Who’s building my city? This local service journalism tool will help residents find answers

Who’s building my city? This local service journalism tool will help residents find answers

The Detroit Development Tracker will put data into the hands of those most affected

On a neighborhood walk earlier this year, I came upon a familiar site: two pieces of printer paper staked to the ground in front of a vacant lot, an official notice for a public meeting about the site’s redevelopment from Detroit’s Buildings, Safety Engineering and Environmental Department. 

I wanted to know what was going on with this space a few blocks from my house — but I had missed the meeting, and googling the address gave me little info. As a journalist and prolific digital busybody, I had a mental Rolodex of other places to start digging: Zillow (of course); Michigan’s LLC lookup; the county register of deeds; my neighborhood Facebook group; the city’s property tax records and open data portal. But the basic answers I was looking for — what’s being built, who’s behind it, how much it will cost, the status and timeline of the project — were still difficult or impossible to find online. Navigating professional-oriented, mobile-unfriendly or subscriber-only databases doesn’t make things easier.

And there’s no database for the bigger questions at the root of Detroiters’ interest in development: How will it affect my community, and how can I have a say in the future of my changing neighborhood?

Those questions — coupled with the surge of development and investment around the city in recent years — sparked the idea for the Detroit Development Tracker, a tool Detour Detroit is building with data engineer Jimmy McBroom as our RJI Fellowship project. 

The tracker will let Detroiters look up details about developments, combining information collected from public agencies and in public meetings with reporting and crowdsourced updates from the tracker’s users. 

I founded Detour Detroit with my partner Ashley Woods Branch in 2018 to build a civic- and community-focused news product for Detroiters.
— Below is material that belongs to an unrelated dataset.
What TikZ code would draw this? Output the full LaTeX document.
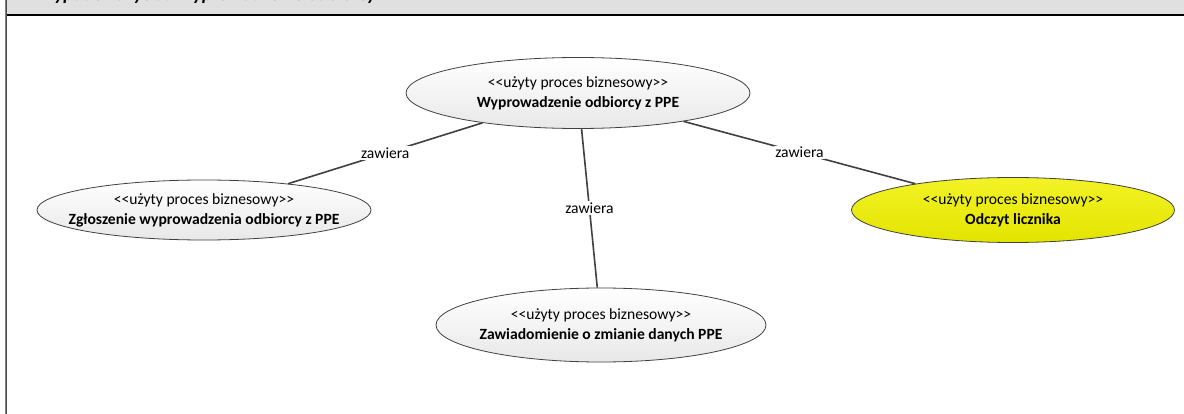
\documentclass[tikz,border=0pt]{standalone}
\usepackage{fontspec}
\setmainfont{Carlito}
\usetikzlibrary{shapes.geometric}
\definecolor{hdr}{RGB}{224,224,224}
\definecolor{conn}{RGB}{64,64,64}
\definecolor{ucyel}{RGB}{240,240,0}
\newcommand{\stereo}{{<}{<}użyty proces biznesowy{>}{>}}
\tikzset{
  uc/.style={ellipse, draw=conn, line width=0.8pt, inner sep=0pt,
    top color=white, bottom color=gray!18},
  ucy/.style={uc, top color=ucyel!85!white, bottom color=ucyel!95!black},
  uctext/.style={align=center, inner sep=0pt, font=\fontsize{15.6}{20}\selectfont},
  link/.style={draw=conn, line width=1.6pt},
  lbl/.style={fill=white, inner sep=1.5pt, font=\fontsize{15.6}{17}\selectfont, text=black}
}
\begin{document}
\begin{tikzpicture}[x=1pt,y=-1pt]
\useasboundingbox (0,0) rectangle (1184,414);
\begin{scope}
\clip (0,0) rectangle (1184,414);
\fill[white] (0,0) rectangle (1184,414);
\fill[hdr] (6,0) rectangle (1184,15);
\draw[black, line width=1.3pt] (6,15) -- (1184,15);
\draw[gray, line width=1pt] (5,0) -- (5,414);
\draw[black!70, line width=0.6pt] (6.2,0) -- (6.2,414);
\node[anchor=base west, inner sep=0pt, font=\fontsize{19}{21}\selectfont\bfseries\itshape] (title) at (30,0.8) {Przypadek użycia: Wyprowadzenie odbiorcy};

\node[uc, minimum width=344pt, minimum height=71pt] (main) at (578,93) {};
\node[uctext] (maint) at (main.center) {\stereo\\\textbf{Wyprowadzenie odbiorcy z PPE}};
\node[uc, minimum width=334pt, minimum height=60pt] (zgl) at (204,210) {};
\node[uctext] (zglt) at (zgl.center) {\stereo\\\textbf{Zgłoszenie wyprowadzenia odbiorcy z PPE}};
\node[ucy, minimum width=323pt, minimum height=65pt] (odc) at (1013,210) {};
\node[uctext] (odct) at (odc.center) {\stereo\\\textbf{Odczyt licznika}};
\node[uc, minimum width=330pt, minimum height=74pt] (zaw) at (601,325) {};
\node[uctext] (zawt) at (zaw.center) {\stereo\\\textbf{Zawiadomienie o zmianie danych PPE}};

\path[link] (main) -- node[lbl] (l1) {zawiera} (zgl);
\path[link] (main) -- node[lbl] (l2) {zawiera} (zaw);
\path[link] (main) -- node[lbl] (l3) {zawiera} (odc);
\end{scope}
\end{tikzpicture}
\end{document}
Starting with a weekly email to a couple hundred people, we soon found ourselves fielding questions from readers almost every time we sent a newsletter. That intimate, one-on-one engagement has come to drive our coverage across the board and evolved into a commitment to reader-driven service journalism that addresses Detroiters’ universal and individual needs. This project will continue to center readers’ information gaps and engage our members in the shaping and production of the tool. 

We’re in good company: The tracker will build on efforts across Detroit to make crucial property and housing information accessible to residents. In the public sphere, the city launched its open data portal in 2015 and has built out databases where residents can look up info like contracted demolitions — we’ll rely on some of the portal’s data to power our tracker. In tech, the company Regrid (formerly Loveland Technologies) led the charge to map parcels and track blight and tax delinquency for public consumption. In media, our partners at Outlier Media run a texting service where Detroiters can get info like whether their home is at risk of foreclosure; and the Documenters program is deploying citizen journalists to report on meetings held by agencies like the Land Bank Authority. Tracking larger scale residential and commercial development projects will give Detroiters another layer of understanding about land use and ownership in their neighborhoods. 

Photo: Kate Abbey-Lambertz
Photo: Kate Abbey-Lambertz

The Detroit Development Tracker will take this information out of the domain of developers and city bureaucracy, making it more accessible — and actionable — for people who will be most impacted by it.

I revisited the vacant parcels near my house a few months later. The old notice is gone, but one for a more recent meeting has replaced it (I missed that one, too). The project seems to be progressing: a PDF proposal for a 23-townhome redevelopment can be found on the city’s site if you know where to look, and another PDF indicates the developer is seeking $1.13 million in tax abatements. Suffice to say, I’ve still got questions — but with the Detroit Development Tracker, soon they’ll be just a few clicks away.